Trump claims to have cut murder and violent crime to a 125-year low through his get-tough policy, manifested by the national guard deployments in several Democratic-run cities, including Washington DC.

Yet the facts tell a more complex story. The homicide rate in the US was already on a downward trajectory in the two years before Trump returned to office. After a surge in 2020, the last year of his first presidency, it fell the following year, while much of society was in lockdown during to the Covid pandemic, before jumping again in 2022.

graphic

The murder rate is expected to show a fall to the lowest ever recorded in 2025 – four per 100,000 residents, according to the Council on Criminal Justice. Yet this follows two consecutive years of record-breaking declines that occurred under the Biden administration, as the accompanying diagram illustrates.

Health

There is a groundswell of unhappiness over surging healthcare costs, threatened cuts to federal programs like Medicaid, and the end of subsidies previously accorded under the Affordable Care Act, also known as Obamacare.

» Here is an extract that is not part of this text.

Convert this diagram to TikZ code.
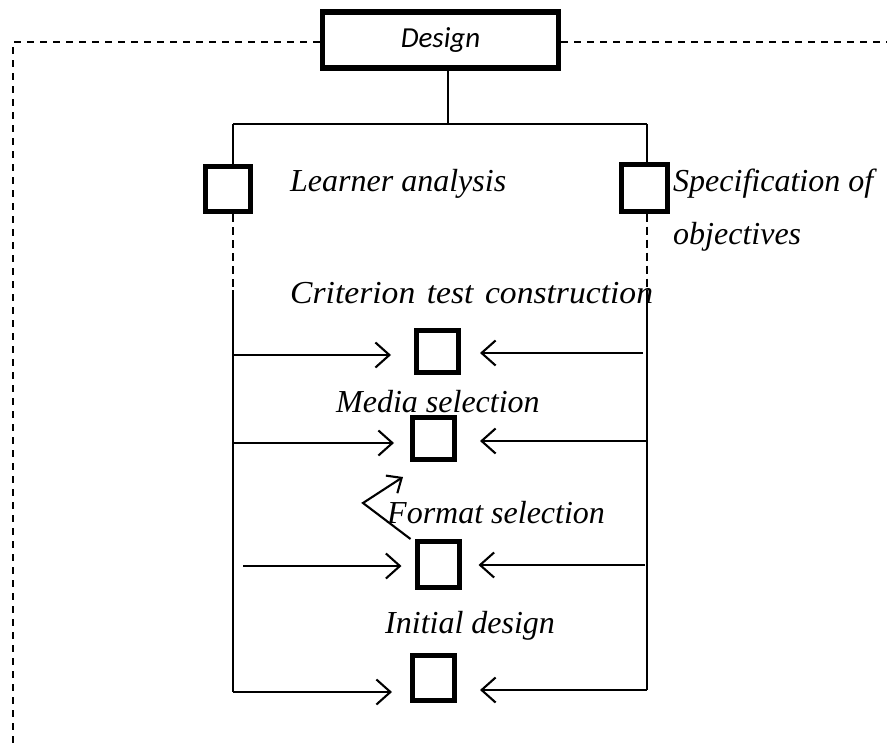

More than half of Americans have voiced fears that they will be unable to afford essential health care services this year, according to polls.

In addition, the make America healthy again (Maha) agenda championed by Robert F Kennedy Jr, the health secretary, has experienced a backlash amid concerns that his policies have undermined vaccine policies and weakened public health infrastructure through cuts to scientific research funding and weakening environmental regulations meant to combat pollution.